Task details — Repeat the data that follows, word for word, without the images.

# start of Raw data

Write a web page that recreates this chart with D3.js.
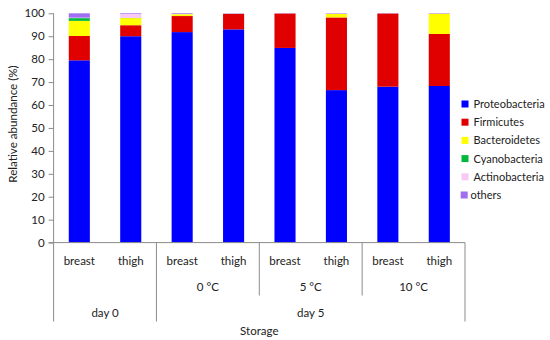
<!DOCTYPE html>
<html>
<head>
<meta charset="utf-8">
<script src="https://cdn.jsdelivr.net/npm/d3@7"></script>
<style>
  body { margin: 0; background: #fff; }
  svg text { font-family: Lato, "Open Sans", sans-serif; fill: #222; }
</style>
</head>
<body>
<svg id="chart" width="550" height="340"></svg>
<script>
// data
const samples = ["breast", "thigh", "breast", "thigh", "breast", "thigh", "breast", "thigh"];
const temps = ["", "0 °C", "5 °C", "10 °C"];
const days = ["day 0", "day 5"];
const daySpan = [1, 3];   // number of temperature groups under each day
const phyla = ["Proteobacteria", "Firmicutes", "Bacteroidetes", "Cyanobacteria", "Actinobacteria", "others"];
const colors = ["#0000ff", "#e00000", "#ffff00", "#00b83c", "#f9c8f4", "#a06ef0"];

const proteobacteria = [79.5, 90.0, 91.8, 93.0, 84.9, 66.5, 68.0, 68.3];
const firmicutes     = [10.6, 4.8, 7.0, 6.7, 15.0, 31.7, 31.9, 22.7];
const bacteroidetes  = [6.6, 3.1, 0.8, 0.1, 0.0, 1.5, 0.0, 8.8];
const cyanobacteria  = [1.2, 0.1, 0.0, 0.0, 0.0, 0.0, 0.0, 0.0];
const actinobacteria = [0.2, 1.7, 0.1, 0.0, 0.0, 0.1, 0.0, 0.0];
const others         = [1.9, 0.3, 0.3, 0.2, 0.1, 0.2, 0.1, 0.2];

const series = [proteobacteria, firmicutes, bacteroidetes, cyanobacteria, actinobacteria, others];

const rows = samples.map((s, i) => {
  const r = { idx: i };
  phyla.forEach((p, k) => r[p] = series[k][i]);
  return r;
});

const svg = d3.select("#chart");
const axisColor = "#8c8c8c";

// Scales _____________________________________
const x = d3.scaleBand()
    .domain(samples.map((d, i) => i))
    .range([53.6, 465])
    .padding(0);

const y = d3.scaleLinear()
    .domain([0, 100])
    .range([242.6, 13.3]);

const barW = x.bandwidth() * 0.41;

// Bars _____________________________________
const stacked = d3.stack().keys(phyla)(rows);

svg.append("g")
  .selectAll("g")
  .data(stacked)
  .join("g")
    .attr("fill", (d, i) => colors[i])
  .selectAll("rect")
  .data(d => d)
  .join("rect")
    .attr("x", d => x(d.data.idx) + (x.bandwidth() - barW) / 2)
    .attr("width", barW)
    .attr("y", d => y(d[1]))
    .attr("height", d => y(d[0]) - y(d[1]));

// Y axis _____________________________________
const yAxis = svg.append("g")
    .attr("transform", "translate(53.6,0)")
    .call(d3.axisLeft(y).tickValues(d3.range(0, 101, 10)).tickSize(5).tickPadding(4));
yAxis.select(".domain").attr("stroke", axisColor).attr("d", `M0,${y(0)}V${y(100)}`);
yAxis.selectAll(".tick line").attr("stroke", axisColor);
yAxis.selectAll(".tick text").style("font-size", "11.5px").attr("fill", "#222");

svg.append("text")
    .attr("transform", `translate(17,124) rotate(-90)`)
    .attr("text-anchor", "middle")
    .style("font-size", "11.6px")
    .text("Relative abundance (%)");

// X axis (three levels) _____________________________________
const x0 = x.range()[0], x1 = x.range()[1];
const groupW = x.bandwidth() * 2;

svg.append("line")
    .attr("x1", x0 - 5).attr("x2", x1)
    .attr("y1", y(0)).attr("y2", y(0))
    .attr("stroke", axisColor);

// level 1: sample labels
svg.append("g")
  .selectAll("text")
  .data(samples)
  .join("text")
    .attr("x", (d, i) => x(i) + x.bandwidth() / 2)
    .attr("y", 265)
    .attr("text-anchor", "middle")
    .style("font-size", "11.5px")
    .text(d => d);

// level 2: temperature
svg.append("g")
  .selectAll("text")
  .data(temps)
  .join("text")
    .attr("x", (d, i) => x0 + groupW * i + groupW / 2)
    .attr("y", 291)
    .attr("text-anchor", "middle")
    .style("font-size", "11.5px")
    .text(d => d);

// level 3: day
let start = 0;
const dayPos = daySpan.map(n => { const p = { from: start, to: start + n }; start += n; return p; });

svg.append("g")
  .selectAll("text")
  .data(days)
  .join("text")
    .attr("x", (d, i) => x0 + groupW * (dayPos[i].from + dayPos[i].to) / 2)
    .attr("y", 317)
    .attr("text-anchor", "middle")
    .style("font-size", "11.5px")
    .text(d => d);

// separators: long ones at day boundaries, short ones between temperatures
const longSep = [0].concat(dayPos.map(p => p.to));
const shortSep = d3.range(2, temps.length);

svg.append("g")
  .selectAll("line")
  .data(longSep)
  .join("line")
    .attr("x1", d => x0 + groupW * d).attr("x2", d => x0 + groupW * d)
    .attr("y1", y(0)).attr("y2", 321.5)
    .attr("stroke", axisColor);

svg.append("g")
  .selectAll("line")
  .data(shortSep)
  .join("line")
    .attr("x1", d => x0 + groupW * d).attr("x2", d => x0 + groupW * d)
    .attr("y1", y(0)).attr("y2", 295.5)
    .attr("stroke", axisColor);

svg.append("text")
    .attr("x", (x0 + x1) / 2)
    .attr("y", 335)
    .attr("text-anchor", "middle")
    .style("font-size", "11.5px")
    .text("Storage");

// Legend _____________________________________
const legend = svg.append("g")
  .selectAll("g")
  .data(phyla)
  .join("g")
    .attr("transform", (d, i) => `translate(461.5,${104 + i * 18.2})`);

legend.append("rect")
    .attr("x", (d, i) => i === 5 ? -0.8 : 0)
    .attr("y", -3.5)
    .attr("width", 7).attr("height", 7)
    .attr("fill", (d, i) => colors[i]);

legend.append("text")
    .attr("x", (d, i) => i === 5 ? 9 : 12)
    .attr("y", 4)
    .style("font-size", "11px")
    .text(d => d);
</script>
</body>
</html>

# end of Raw data

Written response —
Write a web page that recreates this chart with D3.js.
<!DOCTYPE html>
<html>
<head>
<meta charset="utf-8">
<script src="https://cdn.jsdelivr.net/npm/d3@7"></script>
<style>
  body { margin: 0; background: #fff; }
  svg text { font-family: Lato, "Open Sans", sans-serif; fill: #222; }
</style>
</head>
<body>
<svg id="chart" width="550" height="340"></svg>
<script>
// data
const samples = ["breast", "thigh", "breast", "thigh", "breast", "thigh", "breast", "thigh"];
const temps = ["", "0 °C", "5 °C", "10 °C"];
const days = ["day 0", "day 5"];
const daySpan = [1, 3];   // number of temperature groups under each day
const phyla = ["Proteobacteria", "Firmicutes", "Bacteroidetes", "Cyanobacteria", "Actinobacteria", "others"];
const colors = ["#0000ff", "#e00000", "#ffff00", "#00b83c", "#f9c8f4", "#a06ef0"];

const proteobacteria = [79.5, 90.0, 91.8, 93.0, 84.9, 66.5, 68.0, 68.3];
const firmicutes     = [10.6, 4.8, 7.0, 6.7, 15.0, 31.7, 31.9, 22.7];
const bacteroidetes  = [6.6, 3.1, 0.8, 0.1, 0.0, 1.5, 0.0, 8.8];
const cyanobacteria  = [1.2, 0.1, 0.0, 0.0, 0.0, 0.0, 0.0, 0.0];
const actinobacteria = [0.2, 1.7, 0.1, 0.0, 0.0, 0.1, 0.0, 0.0];
const others         = [1.9, 0.3, 0.3, 0.2, 0.1, 0.2, 0.1, 0.2];

const series = [proteobacteria, firmicutes, bacteroidetes, cyanobacteria, actinobacteria, others];

const rows = samples.map((s, i) => {
  const r = { idx: i };
  phyla.forEach((p, k) => r[p] = series[k][i]);
  return r;
});

const svg = d3.select("#chart");
const axisColor = "#8c8c8c";

// Scales _____________________________________
const x = d3.scaleBand()
    .domain(samples.map((d, i) => i))
    .range([53.6, 465])
    .padding(0);

const y = d3.scaleLinear()
    .domain([0, 100])
    .range([242.6, 13.3]);

const barW = x.bandwidth() * 0.41;

// Bars _____________________________________
const stacked = d3.stack().keys(phyla)(rows);

svg.append("g")
  .selectAll("g")
  .data(stacked)
  .join("g")
    .attr("fill", (d, i) => colors[i])
  .selectAll("rect")
  .data(d => d)
  .join("rect")
    .attr("x", d => x(d.data.idx) + (x.bandwidth() - barW) / 2)
    .attr("width", barW)
    .attr("y", d => y(d[1]))
    .attr("height", d => y(d[0]) - y(d[1]));

// Y axis _____________________________________
const yAxis = svg.append("g")
    .attr("transform", "translate(53.6,0)")
    .call(d3.axisLeft(y).tickValues(d3.range(0, 101, 10)).tickSize(5).tickPadding(4));
yAxis.select(".domain").attr("stroke", axisColor).attr("d", `M0,${y(0)}V${y(100)}`);
yAxis.selectAll(".tick line").attr("stroke", axisColor);
yAxis.selectAll(".tick text").style("font-size", "11.5px").attr("fill", "#222");

svg.append("text")
    .attr("transform", `translate(17,124) rotate(-90)`)
    .attr("text-anchor", "middle")
    .style("font-size", "11.6px")
    .text("Relative abundance (%)");

// X axis (three levels) _____________________________________
const x0 = x.range()[0], x1 = x.range()[1];
const groupW = x.bandwidth() * 2;

svg.append("line")
    .attr("x1", x0 - 5).attr("x2", x1)
    .attr("y1", y(0)).attr("y2", y(0))
    .attr("stroke", axisColor);

// level 1: sample labels
svg.append("g")
  .selectAll("text")
  .data(samples)
  .join("text")
    .attr("x", (d, i) => x(i) + x.bandwidth() / 2)
    .attr("y", 265)
    .attr("text-anchor", "middle")
    .style("font-size", "11.5px")
    .text(d => d);

// level 2: temperature
svg.append("g")
  .selectAll("text")
  .data(temps)
  .join("text")
    .attr("x", (d, i) => x0 + groupW * i + groupW / 2)
    .attr("y", 291)
    .attr("text-anchor", "middle")
    .style("font-size", "11.5px")
    .text(d => d);

// level 3: day
let start = 0;
const dayPos = daySpan.map(n => { const p = { from: start, to: start + n }; start += n; return p; });

svg.append("g")
  .selectAll("text")
  .data(days)
  .join("text")
    .attr("x", (d, i) => x0 + groupW * (dayPos[i].from + dayPos[i].to) / 2)
    .attr("y", 317)
    .attr("text-anchor", "middle")
    .style("font-size", "11.5px")
    .text(d => d);

// separators: long ones at day boundaries, short ones between temperatures
const longSep = [0].concat(dayPos.map(p => p.to));
const shortSep = d3.range(2, temps.length);

svg.append("g")
  .selectAll("line")
  .data(longSep)
  .join("line")
    .attr("x1", d => x0 + groupW * d).attr("x2", d => x0 + groupW * d)
    .attr("y1", y(0)).attr("y2", 321.5)
    .attr("stroke", axisColor);

svg.append("g")
  .selectAll("line")
  .data(shortSep)
  .join("line")
    .attr("x1", d => x0 + groupW * d).attr("x2", d => x0 + groupW * d)
    .attr("y1", y(0)).attr("y2", 295.5)
    .attr("stroke", axisColor);

svg.append("text")
    .attr("x", (x0 + x1) / 2)
    .attr("y", 335)
    .attr("text-anchor", "middle")
    .style("font-size", "11.5px")
    .text("Storage");

// Legend _____________________________________
const legend = svg.append("g")
  .selectAll("g")
  .data(phyla)
  .join("g")
    .attr("transform", (d, i) => `translate(461.5,${104 + i * 18.2})`);

legend.append("rect")
    .attr("x", (d, i) => i === 5 ? -0.8 : 0)
    .attr("y", -3.5)
    .attr("width", 7).attr("height", 7)
    .attr("fill", (d, i) => colors[i]);

legend.append("text")
    .attr("x", (d, i) => i === 5 ? 9 : 12)
    .attr("y", 4)
    .style("font-size", "11px")
    .text(d => d);
</script>
</body>
</html>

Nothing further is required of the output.